内容は主人公のヰタ・セクスアリスというべきもので、いろんな性体験をへて成長していく若者の人生が描かれる(らしい)。
まだ1/3ぐらい、アンディという主人公がアフリカに行くまえの、アメリカ時代しか読んでないけど、それでもひさしぶりにおもしろい小説に出会った気がする。
おもしろいというのは、無神論者のセローを反映したのか、物語の最初のほうに教会や牧師を揶揄する文章がたくさん出てくるからだ。

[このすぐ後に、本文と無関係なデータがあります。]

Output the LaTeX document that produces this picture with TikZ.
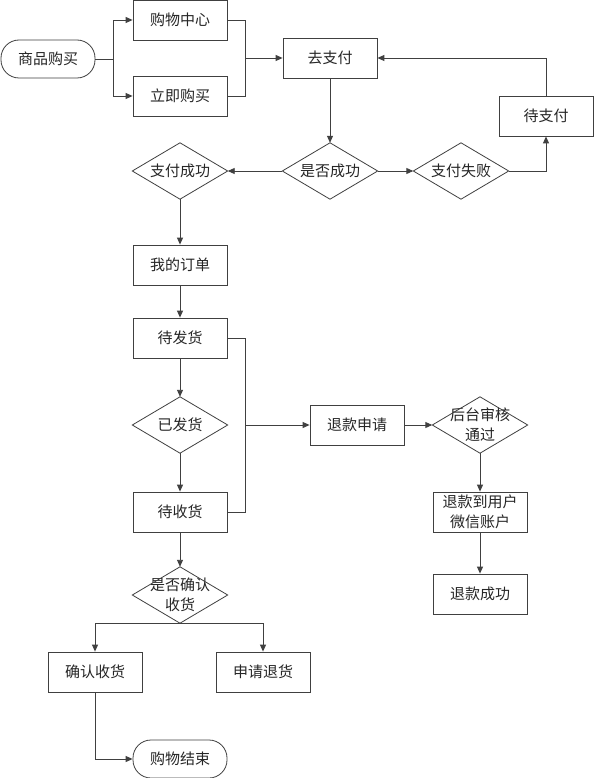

アンディはまじめな牧師をからかう一方で、呑兵衛の不良牧師と仲良くなり、いっしょにクルーザーで海に出たりする。
そして事故って船をつぶしてしまう。
この牧師とはやがて死に別れをすることになるけど、人生の教師としてはこういう人物のほうがふさわしい。

アンディは本ばかり読んでいるわりには、運動神経もそこそこ発達している若者で、よくもてる。
彼はベトナム戦争世代だけど、もうその時代からアメリカって性的に乱れていたのねと思いたくなるくらい、彼も仲間たちもお気楽にセックスをしてしまう。
いや、これはわたしが奥手すぎたのかもしれない。
わたしがアンディと同じ歳のころ、わたしは海上自衛官として広島の呉にいて、同僚のカネコという男と休日のたんびに呉市内を遊びまわった。
わたし自身はひっこみ思案の田舎者でそんな勇気はなかったのに、この友人が都会ずれしたひょうきんな男で、街のなかで反対側の通りを歩いている女の子に、おーいと声をかける。
知り合いかいと訊くと、ぜんぜん知らない相手だという。
こんな調子でも10人に声をかければ、3人か4人ぐらいはデイトに誘えたから、カネコのおかげでわたしの青春もそれなり充実したものだった。
もっとも、セックスまで進んだ相手はほとんどいなかったけど。

小説にもどるけど、アンディは近所の娘とセックスし、ずっと年上の金持ち女性には可愛がられる。
そのうち娘は妊娠して堕すのどうのという騒ぎになり、金持ち女性との付き合いもうっとうしくなってきて、えいっとなにもかも放り出してアフリカに渡ってしまうのだ。
ほんとうはこのあたりに徴兵拒否という事件がはさまり、軍隊に行く代わりに平和部隊に派遣という事実があるはずだけど、それはほとんど語られない。
わたしに興味があったのは、主人公がアフリカでアフリカ中の女性と寝るという部分だから、さあ、いよいよおもしろくなりそうというところで、この先はまだ読んでないからお預けだ。
それでも期待がふくらむのは、きれいごとばかりが人生じゃない、これはそういう類の本だと思うからだ。